[BEGIN]

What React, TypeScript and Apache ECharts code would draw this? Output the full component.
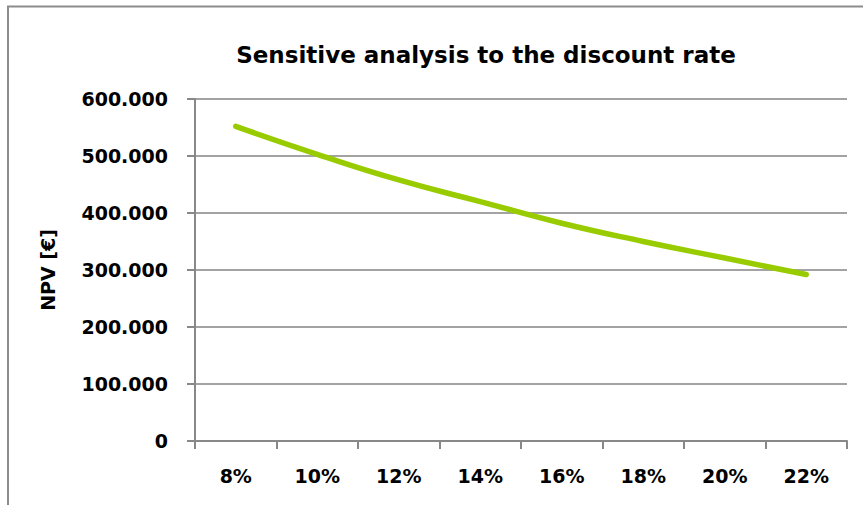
import React, { useEffect, useRef } from "react";
import * as echarts from "echarts";

const categories = ["8%", "10%", "12%", "14%", "16%", "18%", "20%", "22%"];
const npvValues = [552000, 503000, 458000, 420000, 382000, 350000, 321000, 292000];
const yTicks = { min: 0, max: 600000, interval: 100000 };
const titleText = "Sensitive analysis to the discount rate";
const yAxisName = "NPV [€]";

const FONT = "DejaVu Sans";

function fmt(v: number): string {
  return String(Math.round(v)).replace(/\B(?=(\d{3})+(?!\d))/g, ".");
}

export default function App() {
  const ref = useRef<HTMLDivElement>(null);
  useEffect(() => {
    if (!ref.current) return;
    const chart = echarts.init(ref.current, undefined, { renderer: "svg" });
    chart.setOption({
      animation: false,
      backgroundColor: "#ffffff",
      grid: { left: 195, right: 16, top: 99, bottom: 64, containLabel: false },
      graphic: [
        {
          type: "polyline",
          shape: { points: [[8, 505], [8, 6.5], [863, 6.5]] },
          style: { stroke: "#8c8c8c", lineWidth: 2, fill: "none" },
          silent: true,
        },
        {
          type: "text",
          x: 486,
          y: 55,
          style: {
            text: titleText,
            fill: "#000",
            font: `bold 23px "${FONT}"`,
            align: "center",
            verticalAlign: "middle",
          },
        },
      ],
      xAxis: {
        type: "category",
        data: categories,
        boundaryGap: true,
        axisLine: { show: true, lineStyle: { color: "#888", width: 2 } },
        axisTick: { show: true, length: 8, lineStyle: { color: "#888", width: 2 } },
        axisLabel: {
          color: "#000",
          fontFamily: FONT,
          fontWeight: "bold",
          fontSize: 19,
          margin: 25,
        },
        splitLine: { show: false },
      },
      yAxis: {
        type: "value",
        min: yTicks.min,
        max: yTicks.max,
        interval: yTicks.interval,
        name: yAxisName,
        nameLocation: "middle",
        nameGap: 138,
        nameRotate: 90,
        nameTextStyle: {
          color: "#000",
          fontFamily: FONT,
          fontWeight: "bold",
          fontSize: 19,
        },
        axisLine: { show: true, lineStyle: { color: "#888", width: 2 } },
        axisTick: { show: true, length: 8, lineStyle: { color: "#888", width: 2 } },
        axisLabel: {
          color: "#000",
          fontFamily: FONT,
          fontWeight: "bold",
          fontSize: 19,
          margin: 27,
          formatter: (v: number) => fmt(v),
        },
        splitLine: { show: true, lineStyle: { color: "#858585", width: 1.6 } },
      },
      series: [
        {
          type: "line",
          data: npvValues,
          smooth: true,
          showSymbol: false,
          symbol: "none",
          lineStyle: { color: "#99CC00", width: 5.5, cap: "round" },
          itemStyle: { color: "#99CC00" },
        },
      ],
    });
    return () => chart.dispose();
  }, []);
  return (
    <div
      ref={ref}
      style={{ position: "fixed", left: 0, top: 0, width: 863, height: 505 }}
    />
  );
}
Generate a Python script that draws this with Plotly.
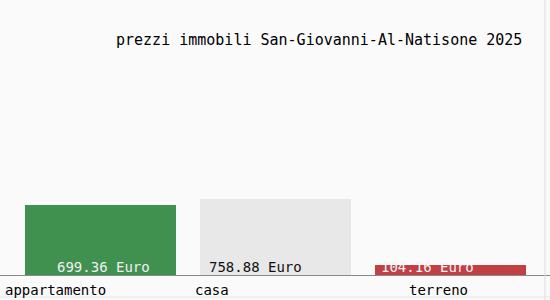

[END]

WRITTEN TASK:
Would you return the data exactly as written, without the pictures?

RIGHT ANSWER:
What React, TypeScript and Apache ECharts code would draw this? Output the full component.
import React, { useEffect, useRef } from "react";
import * as echarts from "echarts";

const categories = ["8%", "10%", "12%", "14%", "16%", "18%", "20%", "22%"];
const npvValues = [552000, 503000, 458000, 420000, 382000, 350000, 321000, 292000];
const yTicks = { min: 0, max: 600000, interval: 100000 };
const titleText = "Sensitive analysis to the discount rate";
const yAxisName = "NPV [€]";

const FONT = "DejaVu Sans";

function fmt(v: number): string {
  return String(Math.round(v)).replace(/\B(?=(\d{3})+(?!\d))/g, ".");
}

export default function App() {
  const ref = useRef<HTMLDivElement>(null);
  useEffect(() => {
    if (!ref.current) return;
    const chart = echarts.init(ref.current, undefined, { renderer: "svg" });
    chart.setOption({
      animation: false,
      backgroundColor: "#ffffff",
      grid: { left: 195, right: 16, top: 99, bottom: 64, containLabel: false },
      graphic: [
        {
          type: "polyline",
          shape: { points: [[8, 505], [8, 6.5], [863, 6.5]] },
          style: { stroke: "#8c8c8c", lineWidth: 2, fill: "none" },
          silent: true,
        },
        {
          type: "text",
          x: 486,
          y: 55,
          style: {
            text: titleText,
            fill: "#000",
            font: `bold 23px "${FONT}"`,
            align: "center",
            verticalAlign: "middle",
          },
        },
      ],
      xAxis: {
        type: "category",
        data: categories,
        boundaryGap: true,
        axisLine: { show: true, lineStyle: { color: "#888", width: 2 } },
        axisTick: { show: true, length: 8, lineStyle: { color: "#888", width: 2 } },
        axisLabel: {
          color: "#000",
          fontFamily: FONT,
          fontWeight: "bold",
          fontSize: 19,
          margin: 25,
        },
        splitLine: { show: false },
      },
      yAxis: {
        type: "value",
        min: yTicks.min,
        max: yTicks.max,
        interval: yTicks.interval,
        name: yAxisName,
        nameLocation: "middle",
        nameGap: 138,
        nameRotate: 90,
        nameTextStyle: {
          color: "#000",
          fontFamily: FONT,
          fontWeight: "bold",
          fontSize: 19,
        },
        axisLine: { show: true, lineStyle: { color: "#888", width: 2 } },
        axisTick: { show: true, length: 8, lineStyle: { color: "#888", width: 2 } },
        axisLabel: {
          color: "#000",
          fontFamily: FONT,
          fontWeight: "bold",
          fontSize: 19,
          margin: 27,
          formatter: (v: number) => fmt(v),
        },
        splitLine: { show: true, lineStyle: { color: "#858585", width: 1.6 } },
      },
      series: [
        {
          type: "line",
          data: npvValues,
          smooth: true,
          showSymbol: false,
          symbol: "none",
          lineStyle: { color: "#99CC00", width: 5.5, cap: "round" },
          itemStyle: { color: "#99CC00" },
        },
      ],
    });
    return () => chart.dispose();
  }, []);
  return (
    <div
      ref={ref}
      style={{ position: "fixed", left: 0, top: 0, width: 863, height: 505 }}
    />
  );
}
Generate a Python script that draws this with Plotly.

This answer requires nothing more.